After 30 years in the Presidency, Egyptian President Hosni Mubarak stepped down on February 11, 2011 amid heavy protest by his opponents. Why he waited such a long time, allowing many of his people becoming the target of bullets while he watched with a passion to rule further, history would remain a witness. The demonstrations by the people of Egypt against the regime's authoritarianism and repression, and their demands for greater freedom, political accountability and transparency, have been inspiring to all who cherish democracy and liberty. In the beginning, if Mr. Mubarak had counted his achievements in Egypt and expressed regret for his mistakes by announcing his resignation, he would have been considered a hero. Such a hero would have been remembered as a milestone for an adequate leader, but he chose to humiliate himself by staying until forced to go.

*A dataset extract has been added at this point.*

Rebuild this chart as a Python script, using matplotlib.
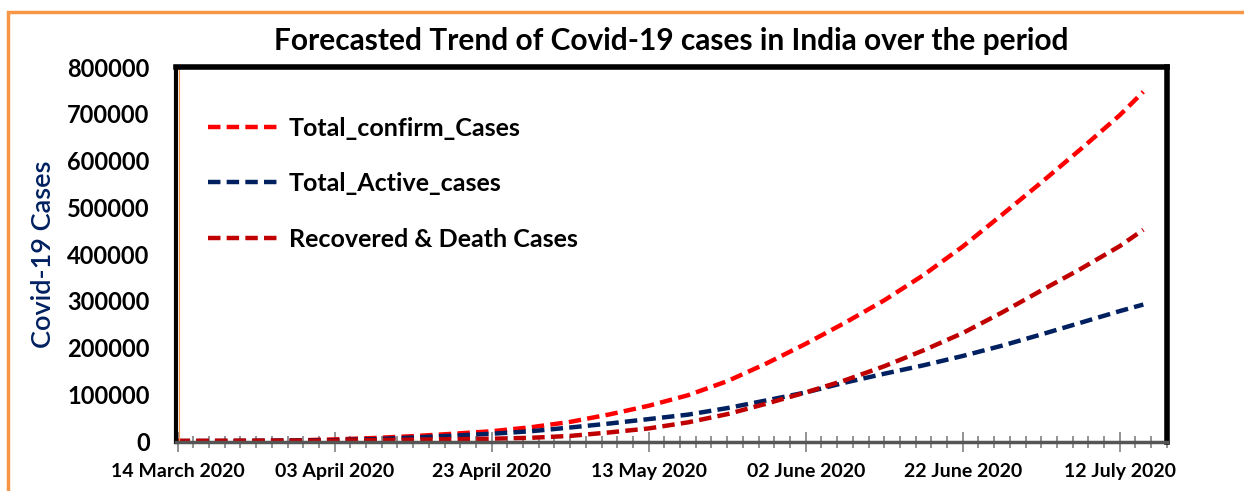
import matplotlib.pyplot as plt
from matplotlib.patches import Rectangle

# days since 14 March 2020
days = [0, 5, 10, 15, 20, 25, 30, 35, 40, 45, 50, 55, 60, 65, 70, 75, 80,
        85, 90, 95, 100, 105, 110, 115, 120, 123]

confirm_cases = [100, 300, 700, 1500, 3500, 6500, 10500, 15500, 21000, 29500,
                 41000, 57000, 75500, 98000, 128000, 166000, 208000, 253000,
                 301000, 355000, 416000, 484000, 553000, 624000, 697000, 747000]
active_cases = [100, 200, 500, 1000, 2000, 4000, 7500, 11500, 15600, 21000,
                29000, 37500, 47000, 56500, 70500, 87000, 104000, 125000,
                144000, 162000, 182000, 204000, 228000, 253000, 278000, 292000]
recovered_death = [0, 100, 200, 500, 1000, 2000, 3000, 4000, 5000, 7000,
                   11000, 18500, 27000, 40000, 57500, 80000, 104000, 130000,
                   160000, 194000, 231000, 275000, 322000, 368000, 417000, 452000]

tick_days = [0, 20, 40, 60, 80, 100, 120]
tick_labels = ["14 March 2020", "03 April 2020", "23 April 2020", "13 May 2020",
               "02 June 2020", "22 June 2020", "12 July 2020"]
y_ticks = [0, 100000, 200000, 300000, 400000, 500000, 600000, 700000, 800000]

plt.rcParams['font.family'] = ['Lato', 'DejaVu Sans']

fig = plt.figure(figsize=(12.44, 4.91), dpi=100)
ax = fig.add_axes([0.1415, 0.0998, 0.7965, 0.7637])

# orange frame around the picture
fig.patches.append(Rectangle((8 / 1244, -0.2), 1.2, 1.2 - 12 / 491,
                             transform=fig.transFigure, fill=False,
                             edgecolor='#F79646', linewidth=2.5))

dash = (0, (2.8, 1.4))
ax.plot(days, confirm_cases, color='#FF0000', lw=3.2, linestyle=dash,
        label="Total_confirm_Cases")
ax.plot(days, active_cases, color='#002060', lw=3.2, linestyle=dash,
        label="Total_Active_cases")
ax.plot(days, recovered_death, color='#C00000', lw=3.2, linestyle=dash,
        label="Recovered & Death Cases")

ax.set_xlim(-0.2, 126)
ax.set_ylim(-2000, 800000)
ax.set_yticks(y_ticks)
ax.set_yticklabels([str(v) for v in y_ticks], fontsize=17, fontweight='bold')
ax.tick_params(axis='y', length=0, pad=19)

ax.set_xticks(tick_days)
ax.set_xticklabels(tick_labels, fontsize=14, fontweight='bold')
ax.set_xticks(list(range(0, 127, 2)), minor=True)
ax.tick_params(axis='x', which='major', direction='inout', length=14,
               color='#808080', width=1.2, pad=8)
ax.tick_params(axis='x', which='minor', direction='inout', length=9,
               color='#808080', width=1.2)

for side in ['top', 'right']:
    ax.spines[side].set_linewidth(4)
    ax.spines[side].set_color('black')
ax.spines['left'].set_linewidth(3)
ax.spines['bottom'].set_linewidth(2.5)
ax.spines['bottom'].set_color('#555555')
ax.plot([0.003, 0.003], [0, 1], transform=ax.transAxes, color='#F79646', lw=0.8)

ax.set_ylabel("Covid-19 Cases", fontsize=19.5, color='#002060', labelpad=8,
              fontweight='semibold')
ax.set_title("Forecasted Trend of Covid-19 cases in India over the period",
             fontsize=21.5, fontweight='bold', pad=12)

leg = ax.legend(loc='upper left', bbox_to_anchor=(0.032, 0.868), frameon=False,
                fontsize=18, handlelength=2.95, handletextpad=0.3,
                labelspacing=1.3, borderpad=0, borderaxespad=0)
for t in leg.get_texts():
    t.set_fontweight('bold')

plt.savefig("out.png", dpi=100)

Zain Al Abidine Ben Ali, born 3 September 1936, was the second President of the Tunisian Republic. He held the office from 7 November 1987 until he was forced to step down and flee the country on 14 January 2011. Ben Ali and his family are now presently living in exile in the Saudi city of Jeddah, the same city where former President Idi Amin of Uganda lived in exile until his death on 2003 after being removed from power on 1979 at end of the Ugandan-Tanzanian War.
A dreadful or perceived dreadful leader must abandon the self-proclaimed power and relinquish it for the betterment of the nation, people, and for his/her own safety and security. Otherwise, we all have witnessed how Mohammad Reza Shah Pahlavi, Shah of Iran, Shah of Persia (26 October 1919 – 27 July 1980), ruled Iran from 16 September 1941 until his overthrow by the Iranian Revolution on 11 February 1979.
For the present generation of leaders all over the world, it is imperative to listen to the general masses of their respective countries. They should be servants of the public and not behave as a dictator over their people. Otherwise, they would be considered inadequate leaders. Such leaders face challenges in Syria, Libya, Yemen, Ukraine, and Somalia where democratic values are not respected.